* **Exercise details**
Restate verbatim the lines between the one holding "Reproduce this chart with matplotlib." and the one holding "return 1 - py / H", both included, and no others.

* **Record extracts**
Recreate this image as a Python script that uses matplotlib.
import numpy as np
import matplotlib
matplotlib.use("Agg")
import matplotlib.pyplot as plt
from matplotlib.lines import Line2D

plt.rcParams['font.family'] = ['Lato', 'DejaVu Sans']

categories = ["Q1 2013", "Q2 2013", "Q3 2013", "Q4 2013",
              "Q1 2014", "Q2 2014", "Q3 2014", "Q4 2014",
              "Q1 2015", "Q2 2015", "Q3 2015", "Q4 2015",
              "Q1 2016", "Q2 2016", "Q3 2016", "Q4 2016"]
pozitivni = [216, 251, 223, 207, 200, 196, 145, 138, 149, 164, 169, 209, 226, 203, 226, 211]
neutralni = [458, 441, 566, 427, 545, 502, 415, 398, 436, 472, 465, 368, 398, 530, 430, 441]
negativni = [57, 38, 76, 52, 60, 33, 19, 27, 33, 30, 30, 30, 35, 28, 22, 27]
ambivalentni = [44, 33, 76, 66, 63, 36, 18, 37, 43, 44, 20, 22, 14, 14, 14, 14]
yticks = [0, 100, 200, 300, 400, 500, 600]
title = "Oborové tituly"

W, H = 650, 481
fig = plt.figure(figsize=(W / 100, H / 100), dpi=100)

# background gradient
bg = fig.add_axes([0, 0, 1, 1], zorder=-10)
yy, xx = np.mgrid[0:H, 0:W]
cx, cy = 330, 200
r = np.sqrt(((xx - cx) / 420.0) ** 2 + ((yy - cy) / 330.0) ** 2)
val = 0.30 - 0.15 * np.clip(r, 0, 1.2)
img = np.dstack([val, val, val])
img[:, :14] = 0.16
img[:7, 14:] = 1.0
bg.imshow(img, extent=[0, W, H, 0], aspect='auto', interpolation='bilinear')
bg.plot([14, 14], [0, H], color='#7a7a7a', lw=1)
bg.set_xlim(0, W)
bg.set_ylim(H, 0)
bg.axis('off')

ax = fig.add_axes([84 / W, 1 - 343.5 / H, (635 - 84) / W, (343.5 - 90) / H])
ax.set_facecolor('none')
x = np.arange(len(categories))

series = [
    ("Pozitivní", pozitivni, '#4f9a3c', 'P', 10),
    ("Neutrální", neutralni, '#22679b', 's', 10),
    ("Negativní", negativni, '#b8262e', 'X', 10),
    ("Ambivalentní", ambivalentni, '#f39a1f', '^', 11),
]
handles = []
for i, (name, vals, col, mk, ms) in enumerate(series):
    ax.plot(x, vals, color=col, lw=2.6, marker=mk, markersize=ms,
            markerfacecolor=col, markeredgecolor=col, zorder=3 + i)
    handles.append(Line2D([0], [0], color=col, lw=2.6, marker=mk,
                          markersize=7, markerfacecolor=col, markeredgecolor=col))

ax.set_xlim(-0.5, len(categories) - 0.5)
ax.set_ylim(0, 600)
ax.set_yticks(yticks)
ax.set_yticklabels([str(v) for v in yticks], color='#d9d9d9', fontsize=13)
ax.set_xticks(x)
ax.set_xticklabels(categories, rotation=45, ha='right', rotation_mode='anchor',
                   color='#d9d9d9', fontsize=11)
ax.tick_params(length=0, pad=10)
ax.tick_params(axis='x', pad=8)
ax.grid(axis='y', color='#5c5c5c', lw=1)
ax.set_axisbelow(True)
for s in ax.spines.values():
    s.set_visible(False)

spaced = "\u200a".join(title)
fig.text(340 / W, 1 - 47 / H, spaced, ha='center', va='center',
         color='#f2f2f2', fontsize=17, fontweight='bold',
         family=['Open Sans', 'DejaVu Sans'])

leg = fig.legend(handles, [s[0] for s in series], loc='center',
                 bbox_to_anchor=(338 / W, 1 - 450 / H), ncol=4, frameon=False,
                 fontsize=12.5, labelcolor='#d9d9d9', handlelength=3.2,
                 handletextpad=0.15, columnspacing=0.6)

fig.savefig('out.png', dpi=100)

---

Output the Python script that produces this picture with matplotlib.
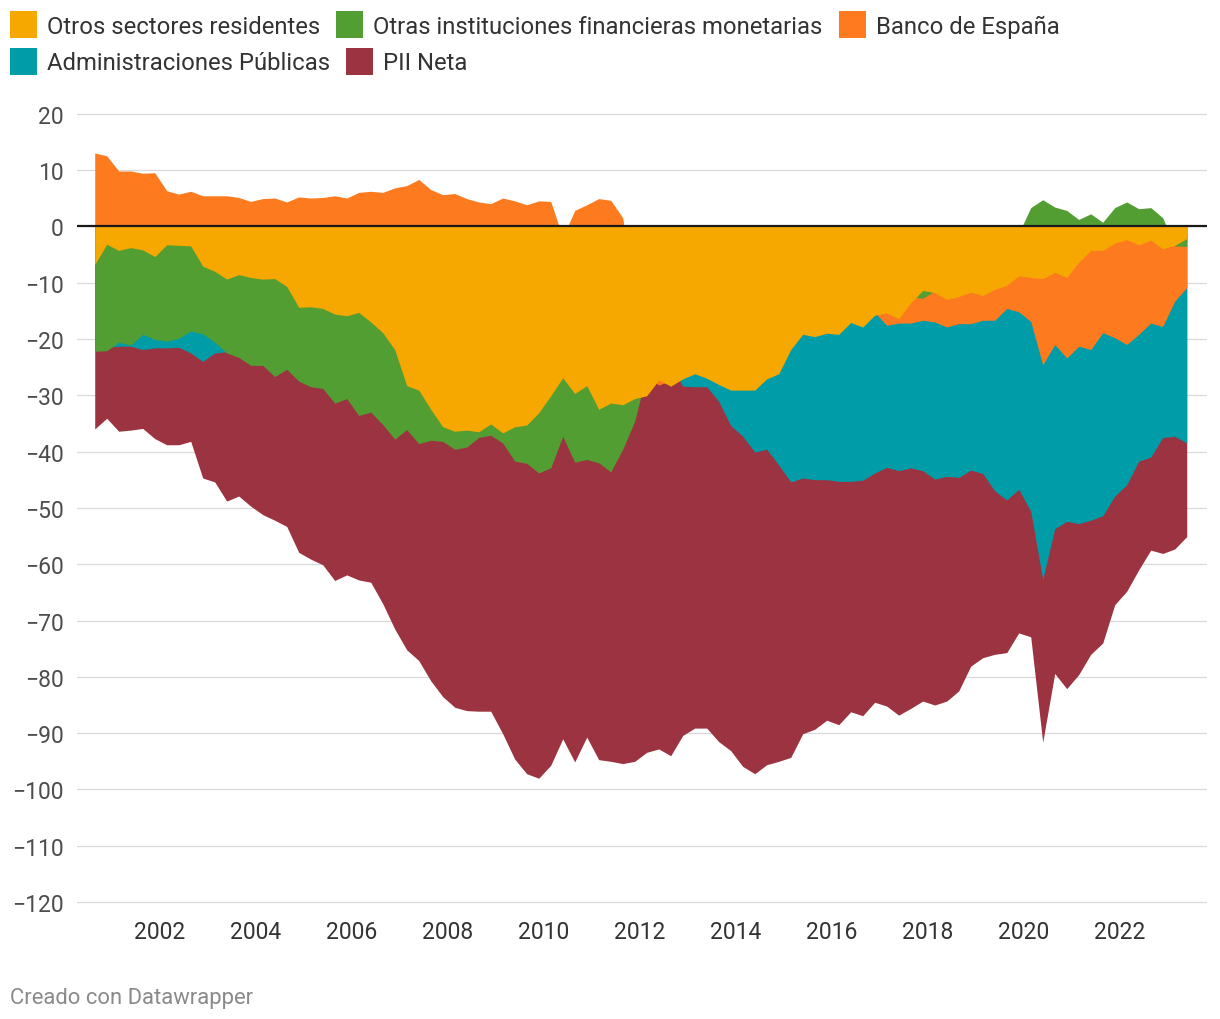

--

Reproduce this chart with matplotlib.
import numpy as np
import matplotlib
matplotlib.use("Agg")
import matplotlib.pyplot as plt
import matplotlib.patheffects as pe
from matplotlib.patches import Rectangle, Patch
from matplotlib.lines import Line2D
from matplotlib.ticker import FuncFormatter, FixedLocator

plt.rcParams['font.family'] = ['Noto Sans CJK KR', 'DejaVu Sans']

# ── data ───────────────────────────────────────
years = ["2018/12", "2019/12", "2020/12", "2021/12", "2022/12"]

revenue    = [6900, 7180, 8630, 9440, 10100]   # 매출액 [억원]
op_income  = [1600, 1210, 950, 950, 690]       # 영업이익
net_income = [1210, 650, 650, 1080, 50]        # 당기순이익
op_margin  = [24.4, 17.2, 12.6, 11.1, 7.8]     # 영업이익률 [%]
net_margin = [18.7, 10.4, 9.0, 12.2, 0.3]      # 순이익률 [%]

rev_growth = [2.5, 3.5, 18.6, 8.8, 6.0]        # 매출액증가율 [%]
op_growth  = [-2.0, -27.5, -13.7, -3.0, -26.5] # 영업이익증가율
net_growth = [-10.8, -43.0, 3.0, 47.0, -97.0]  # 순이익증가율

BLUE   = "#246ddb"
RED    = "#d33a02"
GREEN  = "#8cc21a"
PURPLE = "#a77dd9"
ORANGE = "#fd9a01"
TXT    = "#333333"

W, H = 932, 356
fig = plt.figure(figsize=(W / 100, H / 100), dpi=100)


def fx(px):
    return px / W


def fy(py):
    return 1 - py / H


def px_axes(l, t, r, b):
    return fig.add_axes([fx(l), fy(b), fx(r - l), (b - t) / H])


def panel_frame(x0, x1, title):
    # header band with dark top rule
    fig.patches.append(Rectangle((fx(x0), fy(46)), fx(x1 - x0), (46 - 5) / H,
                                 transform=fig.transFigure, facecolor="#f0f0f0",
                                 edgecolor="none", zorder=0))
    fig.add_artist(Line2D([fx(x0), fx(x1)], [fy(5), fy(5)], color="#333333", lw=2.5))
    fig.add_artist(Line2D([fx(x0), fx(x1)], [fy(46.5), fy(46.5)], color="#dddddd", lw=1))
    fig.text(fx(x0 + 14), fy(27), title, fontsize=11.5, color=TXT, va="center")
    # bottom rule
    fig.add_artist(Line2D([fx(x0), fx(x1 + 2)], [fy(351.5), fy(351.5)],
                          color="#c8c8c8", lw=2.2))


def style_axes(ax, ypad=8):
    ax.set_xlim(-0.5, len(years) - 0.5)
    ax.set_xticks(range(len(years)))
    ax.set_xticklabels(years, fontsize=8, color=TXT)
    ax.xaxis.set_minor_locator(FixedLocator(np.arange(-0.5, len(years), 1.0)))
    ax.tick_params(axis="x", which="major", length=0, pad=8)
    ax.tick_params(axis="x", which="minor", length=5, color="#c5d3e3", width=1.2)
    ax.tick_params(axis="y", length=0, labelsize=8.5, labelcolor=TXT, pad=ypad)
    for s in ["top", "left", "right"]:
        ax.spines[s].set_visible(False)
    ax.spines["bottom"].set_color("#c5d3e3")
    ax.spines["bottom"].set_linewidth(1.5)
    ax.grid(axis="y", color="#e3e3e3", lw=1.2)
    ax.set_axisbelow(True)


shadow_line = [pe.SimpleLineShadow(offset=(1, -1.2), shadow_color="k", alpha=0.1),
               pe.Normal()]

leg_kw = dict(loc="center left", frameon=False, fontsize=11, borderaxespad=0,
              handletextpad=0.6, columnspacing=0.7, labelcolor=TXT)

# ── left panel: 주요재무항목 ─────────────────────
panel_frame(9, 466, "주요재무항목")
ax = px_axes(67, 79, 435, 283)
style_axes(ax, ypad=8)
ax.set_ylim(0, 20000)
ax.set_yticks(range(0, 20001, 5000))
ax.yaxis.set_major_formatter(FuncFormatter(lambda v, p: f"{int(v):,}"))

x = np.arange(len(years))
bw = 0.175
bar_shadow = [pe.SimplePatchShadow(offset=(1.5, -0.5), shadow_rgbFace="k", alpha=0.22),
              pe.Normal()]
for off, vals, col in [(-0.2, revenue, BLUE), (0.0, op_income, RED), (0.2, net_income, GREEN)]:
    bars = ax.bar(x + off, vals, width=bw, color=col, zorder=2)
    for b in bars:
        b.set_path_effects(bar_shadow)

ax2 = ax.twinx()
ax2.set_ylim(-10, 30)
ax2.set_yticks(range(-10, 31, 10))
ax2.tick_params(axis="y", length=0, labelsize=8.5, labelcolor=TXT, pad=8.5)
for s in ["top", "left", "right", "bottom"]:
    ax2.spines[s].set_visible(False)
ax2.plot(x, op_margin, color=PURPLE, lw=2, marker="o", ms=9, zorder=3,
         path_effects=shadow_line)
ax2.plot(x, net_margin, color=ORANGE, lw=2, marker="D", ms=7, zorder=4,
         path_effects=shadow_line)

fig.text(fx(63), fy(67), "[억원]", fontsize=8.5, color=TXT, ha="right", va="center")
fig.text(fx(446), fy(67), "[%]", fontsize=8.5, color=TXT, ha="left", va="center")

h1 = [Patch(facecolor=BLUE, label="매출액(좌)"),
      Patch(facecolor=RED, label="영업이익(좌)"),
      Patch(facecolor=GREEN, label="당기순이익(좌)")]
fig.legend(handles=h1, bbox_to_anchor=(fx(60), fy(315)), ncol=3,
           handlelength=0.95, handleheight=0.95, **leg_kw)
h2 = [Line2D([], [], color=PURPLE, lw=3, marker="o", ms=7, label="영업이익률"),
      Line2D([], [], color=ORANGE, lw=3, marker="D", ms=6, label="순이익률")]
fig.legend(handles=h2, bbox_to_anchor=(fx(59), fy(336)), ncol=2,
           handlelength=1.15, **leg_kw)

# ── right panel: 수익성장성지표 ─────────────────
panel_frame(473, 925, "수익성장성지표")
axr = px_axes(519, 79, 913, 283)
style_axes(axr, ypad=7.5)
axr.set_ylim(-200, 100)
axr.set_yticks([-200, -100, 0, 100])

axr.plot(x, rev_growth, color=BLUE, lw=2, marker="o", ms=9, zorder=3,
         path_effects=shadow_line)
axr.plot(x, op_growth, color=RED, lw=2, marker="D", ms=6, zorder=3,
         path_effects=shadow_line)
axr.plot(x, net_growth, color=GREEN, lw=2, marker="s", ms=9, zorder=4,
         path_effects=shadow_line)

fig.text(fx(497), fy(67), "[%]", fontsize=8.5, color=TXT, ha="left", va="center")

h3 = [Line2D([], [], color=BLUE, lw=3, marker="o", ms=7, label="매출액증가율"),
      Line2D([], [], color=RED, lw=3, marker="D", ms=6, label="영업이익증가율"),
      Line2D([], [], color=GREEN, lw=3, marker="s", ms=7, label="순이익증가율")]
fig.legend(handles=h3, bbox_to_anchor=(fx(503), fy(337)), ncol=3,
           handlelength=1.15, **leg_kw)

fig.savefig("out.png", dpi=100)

* **Exercise answer**
Reproduce this chart with matplotlib.
import numpy as np
import matplotlib
matplotlib.use("Agg")
import matplotlib.pyplot as plt
import matplotlib.patheffects as pe
from matplotlib.patches import Rectangle, Patch
from matplotlib.lines import Line2D
from matplotlib.ticker import FuncFormatter, FixedLocator

plt.rcParams['font.family'] = ['Noto Sans CJK KR', 'DejaVu Sans']

# ── data ───────────────────────────────────────
years = ["2018/12", "2019/12", "2020/12", "2021/12", "2022/12"]

revenue    = [6900, 7180, 8630, 9440, 10100]   # 매출액 [억원]
op_income  = [1600, 1210, 950, 950, 690]       # 영업이익
net_income = [1210, 650, 650, 1080, 50]        # 당기순이익
op_margin  = [24.4, 17.2, 12.6, 11.1, 7.8]     # 영업이익률 [%]
net_margin = [18.7, 10.4, 9.0, 12.2, 0.3]      # 순이익률 [%]

rev_growth = [2.5, 3.5, 18.6, 8.8, 6.0]        # 매출액증가율 [%]
op_growth  = [-2.0, -27.5, -13.7, -3.0, -26.5] # 영업이익증가율
net_growth = [-10.8, -43.0, 3.0, 47.0, -97.0]  # 순이익증가율

BLUE   = "#246ddb"
RED    = "#d33a02"
GREEN  = "#8cc21a"
PURPLE = "#a77dd9"
ORANGE = "#fd9a01"
TXT    = "#333333"

W, H = 932, 356
fig = plt.figure(figsize=(W / 100, H / 100), dpi=100)


def fx(px):
    return px / W


def fy(py):
    return 1 - py / H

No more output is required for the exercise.